Thursday, October 20, 2005

My Name is George



NBC's new comedy My Name is Earl operates on the premise that

Earl [...]has taken one too many wrong turns on the highway of life. However, a twist of fate turns his life into a tailspin of life-renewing events. Earl wins a small lottery, and, after an epiphany, he is determined to transform his good fortune into a life-changing event as he sets out to right all the wrongs from his past.
Before Earl can begin his journey, his inevitable attraction to misfortune surfaces once again. Seconds after winning the lottery, he is hit by a car and while unconscious; the winning lottery ticket blows away.
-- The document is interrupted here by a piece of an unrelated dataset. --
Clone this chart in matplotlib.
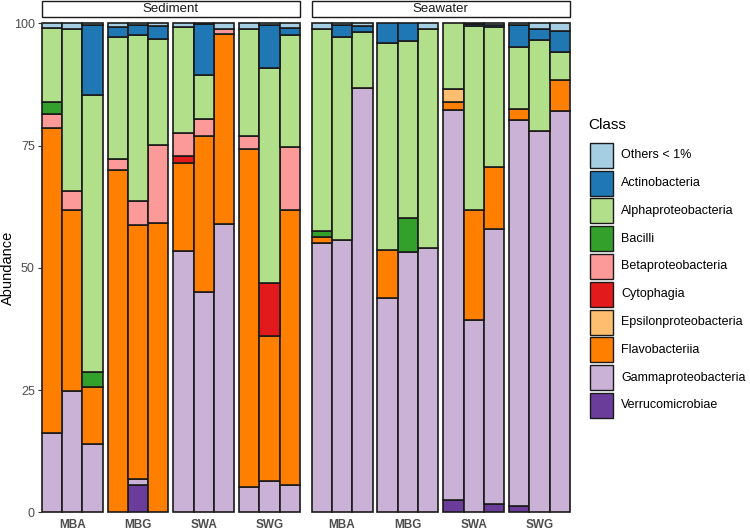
import numpy as np
import matplotlib.pyplot as plt
from matplotlib.patches import Rectangle
import matplotlib.transforms as mtransforms

plt.rcParams['font.family'] = ['Liberation Sans', 'DejaVu Sans']

# Data: 2 habitats x 4 sites x 3 replicates, relative abundance (%)
habitats = ["Sediment", "Seawater"]
sites = ["MBA", "MBG", "SWA", "SWG"]

# stacking order, bottom -> top
classes = ["Verrucomicrobiae", "Gammaproteobacteria", "Flavobacteriia",
           "Epsilonproteobacteria", "Cytophagia", "Betaproteobacteria",
           "Bacilli", "Alphaproteobacteria", "Actinobacteria", "Others < 1%"]
colors = ["#6A3D9A", "#CAB2D6", "#FF7F00", "#FDBF6F", "#E31A1C",
          "#FB9A99", "#33A02C", "#B2DF8A", "#1F78B4", "#A6CEE3"]

#            |------------------- Sediment -------------------|   |------------------- Seawater -------------------|
verruco   = [0, 0, 0,   0, 5.5, 0,   0, 0, 0,   0, 0, 0,          0, 0, 0,   0, 0, 0,   2.5, 0, 1.6,   1.2, 0, 0]
gamma     = [16.3, 24.9, 14.0,  0, 1.4, 0,  53.5, 45.1, 58.9,  5.2, 6.4, 5.6,
             55.0, 55.7, 86.7,  43.8, 53.2, 54.1,  79.8, 39.3, 56.3,  79.0, 78.0, 82.1]
flavo     = [62.2, 37.0, 11.7,  70.1, 51.9, 59.1,  17.9, 31.9, 39.0,  69.0, 29.7, 56.2,
             1.3, 0, 0,  9.8, 0, 0,  1.7, 22.6, 12.7,  2.3, 0, 6.3]
epsilon   = [0, 0, 0,   0, 0, 0,   0, 0, 0,   0, 0, 0,          0, 0, 0,   0, 0, 0,   2.5, 0, 0,   0, 0, 0]
cyto      = [0, 0, 0,   0, 0, 0,   1.5, 0, 0,   0, 10.7, 0,       0, 0, 0,   0, 0, 0,   0, 0, 0,   0, 0, 0]
beta      = [2.9, 3.8, 0,  2.2, 4.9, 16.1,  4.7, 3.4, 1.0,  2.8, 0, 13.0,
             0, 0, 0,  0, 0, 0,  0, 0, 0,  0, 0, 0]
bacilli   = [2.6, 0, 2.9,  0, 0, 0,  0, 0, 0,  0, 0, 0,
             1.2, 0, 0,  0, 6.9, 0,  0, 0, 0,  0, 0, 0]
alpha     = [15.0, 33.1, 56.8,  25.0, 34.0, 21.5,  21.7, 9.1, 0,  21.8, 44.0, 22.9,
             41.4, 41.6, 11.5,  42.4, 36.2, 44.7,  13.5, 37.6, 28.7,  12.6, 18.6, 5.8]
actino    = [0, 0, 14.3,  2.0, 2.0, 2.8,  0, 10.3, 0,  0, 8.9, 1.4,
             0, 2.4, 1.2,  4.0, 3.7, 0,  0, 0.3, 0.4,  4.6, 2.2, 4.2]
others    = [1.0, 1.2, 0.3,  0.7, 0.3, 0.5,  0.7, 0.2, 1.1,  1.2, 0.3, 0.9,
             1.1, 0.3, 0.6,  0, 0, 1.2,  0, 0.2, 0.3,  0.3, 1.2, 1.6]

values = [verruco, gamma, flavo, epsilon, cyto, beta, bacilli, alpha, actino, others]

# x layout (in bar-width units)
group_gap = 0.24
facet_gap = 0.57
group_w = 3 + group_gap
facet_w = 4 * group_w - group_gap + facet_gap

lefts = []
for f in range(2):
    for g in range(4):
        for b in range(3):
            lefts.append(f * facet_w + g * group_w + b)
x = np.array(lefts) + 0.5

edge = "#1a1a1a"
fig = plt.figure(figsize=(7.5, 5.31), dpi=100)
W, H = 750, 531
ax = fig.add_axes([41.7 / W, (H - 512.3) / H, (570 - 41.7) / W, (512.3 - 23.3) / H])

bottom = np.zeros(len(x))
for cls, col, vals in zip(classes, colors, values):
    vals = np.array(vals, dtype=float)
    m = vals > 0
    ax.bar(x[m], vals[m], bottom=bottom[m], width=1.0, color=col,
           edgecolor=edge, linewidth=1.2, clip_on=False)
    bottom += vals

xmax = facet_w + 4 * group_w - group_gap
ax.set_xlim(0, xmax)
ax.set_ylim(0, 100)
for s in ax.spines.values():
    s.set_visible(False)

ax.set_yticks([0, 25, 50, 75, 100])
ax.tick_params(axis="y", length=3, width=0.8, color="#333333", labelsize=9,
               labelcolor="#4d4d4d", pad=2)
centers = [f * facet_w + g * group_w + 1.5 for f in range(2) for g in range(4)]
ax.set_xticks(centers)
ax.set_xticklabels(sites * 2, fontsize=8.5, fontweight="bold", color="#4d4d4d")
ax.tick_params(axis="x", length=0, pad=4.5)
ax.set_ylabel("Abundance", fontsize=10.5)
ax.yaxis.set_label_coords(-0.05, 0.5)

# facet strips
trans = mtransforms.blended_transform_factory(ax.transData, ax.transAxes)
strip_y0 = 1 + (23.3 - 16.5) / (512.3 - 23.3)
strip_h = 15.5 / (512.3 - 23.3)
for f, hab in enumerate(habitats):
    x0 = f * facet_w
    x1 = x0 + 4 * group_w - group_gap
    ax.add_patch(Rectangle((x0, strip_y0), x1 - x0, strip_h, transform=trans,
                           facecolor="white", edgecolor=edge, linewidth=1.0,
                           clip_on=False))
    ax.text((x0 + x1) / 2, strip_y0 + strip_h / 2, hab, transform=trans,
            ha="center", va="center", fontsize=9.5, color="#1a1a1a")

# legend (top to bottom = reverse stacking), laid out in figure pixels
fig.text(588 / W, 1 - 125 / H, "Class", fontsize=11, ha="left", va="center")
key_w, key_h, step = 23, 25, 27.8
for i, (lab, col) in enumerate(zip(classes[::-1], colors[::-1])):
    yc = 155.3 + i * step
    fig.patches.append(Rectangle((589.5 / W, 1 - (yc + key_h / 2) / H),
                                 key_w / W, key_h / H, transform=fig.transFigure,
                                 facecolor=col, edgecolor=edge, linewidth=1.0))
    fig.text(621 / W, 1 - yc / H, lab, fontsize=9, ha="left", va="center")

fig.savefig("out.png", dpi=100)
While in the hospital, Earl watches "Last Call with Carson Daly" where Carson says that his success is a direct result of doing good things for other people. It is at that moment Earl discovers karma- and in hope of a better life, he sets out to correct every bad thing he's ever done.

Earl has a very long list of misdeeds -- 250 or so --and one by one, he's trying to make amends to each of the people he's hurt. As he feels his way through his new life philosophy, he and his dim-bulb brother learn firsthand that good deeds bring rewards; bad deeds just bring more misery.

Earl's mantra: Do good things and good things happen to ya; do bad things an' they'll come back to haunt ya. I'm talkin' about karma.

Some prominent Republicans just might want to take note.

2 comments:

Waveflux said...

I've caught just half of one episode - something about lottery winnings in a car that got impounded and Earl trying to get to the cash before his ex-wife and some kind of high school football game as a subplot - and I laughed. It was kind of a sweet, good-natured show. Who knew?

Bitty said...

I think I've seen them all. The first fifteen minutes...essentially the backstory...had me in stiches. Since then, I've found it "merely" funny.

As I've watched it, I seriously have wondered if the creators aren't speaking to us all...or at least those in power. Hence, the post.

I'm sure I'm reading too much into it. Or not.